No Compromises

  • 00:00 The desire to upgrade to a shiny new Laravel version
  • 02:20 I actually enjoy maintenance
  • 03:48 An analogy with cars
  • 04:30 The importance of communication
  • 05:30 Making it easier to upgrade
  • 06:30 Do you want to be on the bleeding edge?
  • 07:52 Silly bit

Creators & Guests

Host
Aaron Saray
Host
Joel Clermont

What is No Compromises?

Two seasoned salty programming veterans talk best practices based on years of working with Laravel SaaS teams.

Joel Clermont (00:00):
Welcome to No Compromises, a peek into the mind of two old web devs who have seen some things. This is Joel.

Aaron Saray (00:07):
And this is Aaron.

Joel Clermont (00:21):
Each year at Laracon a new version of Laravel is announced and developers get all excited about the new features and how great they will be in their day-to-day work.
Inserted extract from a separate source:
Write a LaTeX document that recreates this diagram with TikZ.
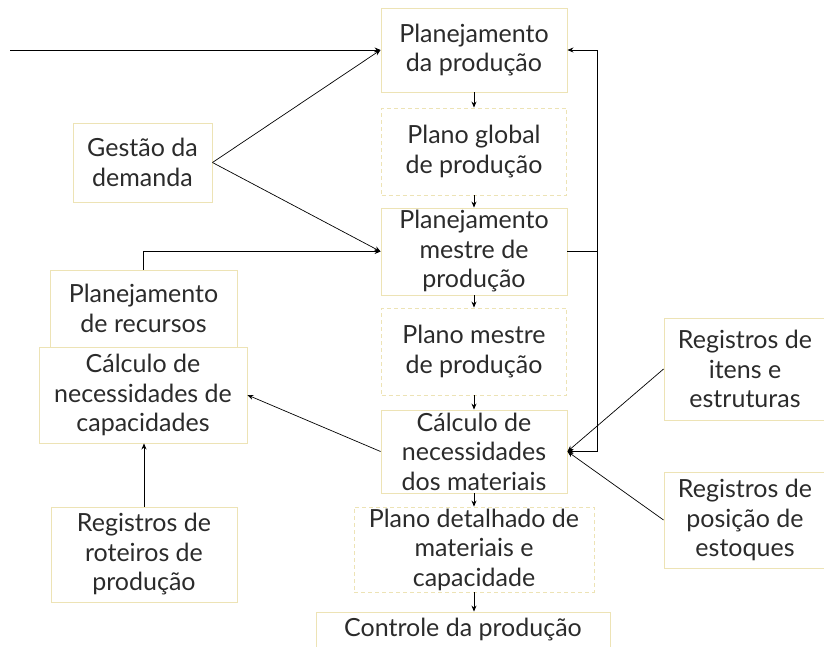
\documentclass[tikz,border=0pt]{standalone}
\usepackage{fontspec}
\setmainfont{Lato}
\usetikzlibrary{arrows.meta}
\definecolor{boxline}{HTML}{EDE3B5}
\definecolor{txt}{HTML}{2B2B2B}
\begin{document}
\begin{tikzpicture}[x=1pt,y=-1pt,
  box/.style={draw=boxline, line width=0.9pt, rectangle, inner sep=0pt, align=center,
    text=txt, font=\fontsize{25}{29.5}\selectfont},
  dbox/.style={box, dashed, dash pattern=on 4pt off 3pt},
  arr/.style={-{Stealth[length=6pt,width=5pt]}, line width=0.7pt, draw=black},
  ln/.style={line width=0.7pt, draw=black}]
\useasboundingbox (0,0) rectangle (824,646);
% centre column
\node[box, minimum width=186pt, minimum height=84pt] (pp) at (474,50) {Planejamento\\da produção};
\node[dbox, minimum width=185pt, minimum height=87pt] (pg) at (474,151.5) {Plano global\\de produção};
\node[box, minimum width=186pt, minimum height=87pt] (pm) at (474,251.5) {Planejamento\\mestre de\\produção};
\node[dbox, minimum width=185pt, minimum height=87pt] (plm) at (474,351.5) {Plano mestre\\de produção};
\node[box, minimum width=186pt, minimum height=83pt] (cm) at (474,451.5) {Cálculo de\\necessidades\\dos materiais};
\node[dbox, minimum width=240pt, minimum height=85pt] (pd) at (474,549.5) {Plano detalhado de\\materiais e\\capacidade};
\node[box, minimum width=294pt, minimum height=36pt] (cp) at (463,630) {Controle da produção};
% left column
\node[box, minimum width=139pt, minimum height=79pt] (gd) at (142.5,162.5) {Gestão da\\demanda};
\node[box, minimum width=187pt, minimum height=77pt] (pr) at (143.5,308.5) {Planejamento\\de recursos};
\node[box, minimum width=208pt, minimum height=96pt] (cc) at (143,395) {Cálculo de\\necessidades de\\capacidades};
\node[box, minimum width=186pt, minimum height=95pt] (rr) at (144,554.5) {Registros de\\roteiros de\\produção};
% right column
\node[box, minimum width=162pt, minimum height=102pt] (ri) at (745,369) {Registros de\\itens e\\estruturas};
\node[box, minimum width=162pt, minimum height=96pt] (rp) at (745,520) {Registros de\\posição de\\estoques};
% connectors
\coordinate (start) at (10,50);
\coordinate (lx) at (597,0);
\draw[arr] (start) -- (pp.west);
\draw[arr] (gd.east) -- (pp.west);
\draw[arr] (gd.east) -- (pm.west);
\draw[arr] (pr.north) |- (pm.west);
\draw[arr] (pp.south) -- (pg.north);
\draw[arr] (pg.south) -- (pm.north);
\draw[arr] (pm.south) -- (plm.north);
\draw[arr] (plm.south) -- (cm.north);
\draw[arr] (cm.south) -- (pd.north);
\draw[arr] (pd.south) -- (pd.south|-cp.north);
\draw[ln] (pm.east) -- (pm.east -| lx);
\draw[arr] (pm.east -| lx) |- (pp.east);
\draw[arr] (pm.east -| lx) |- (cm.east);
\draw[arr] (ri.west) -- (cm.east);
\draw[arr] (rp.west) -- (cm.east);
\draw[arr] (cm.west) -- (cc.east);
\draw[arr] (rr.north) -- (rr.north|-cc.south);
\end{tikzpicture}
\end{document}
But the reality is that, in order to use those new features, you have to upgrade your application, or for many of us, applications, plural, to that new version which is not without its potential challenges. As long as I have been programming for money at least, on the web, some qualifications there, this is a challenge. It's not unique to Laravel, it's not unique to PHP. There's always-

Aaron Saray (01:06):
You get paid to program?

Joel Clermont (01:10):
Yes. Don't you, Aaron?

Aaron Saray (01:13):
I've been doing something wrong.

Joel Clermont (01:14):
Doing it for fun? But the fact is there's this tension between just using what you have, sticking with it, adding features, maybe adding value, if you're working on a business product. And maintenance tasks, like patching dependencies or bigger tasks, like upgrading the version of the main framework that you're using. And I have my thoughts on this, but I don't want to ramble too much. I'll kind of hand it off to you. What is your approach to thinking about that balance?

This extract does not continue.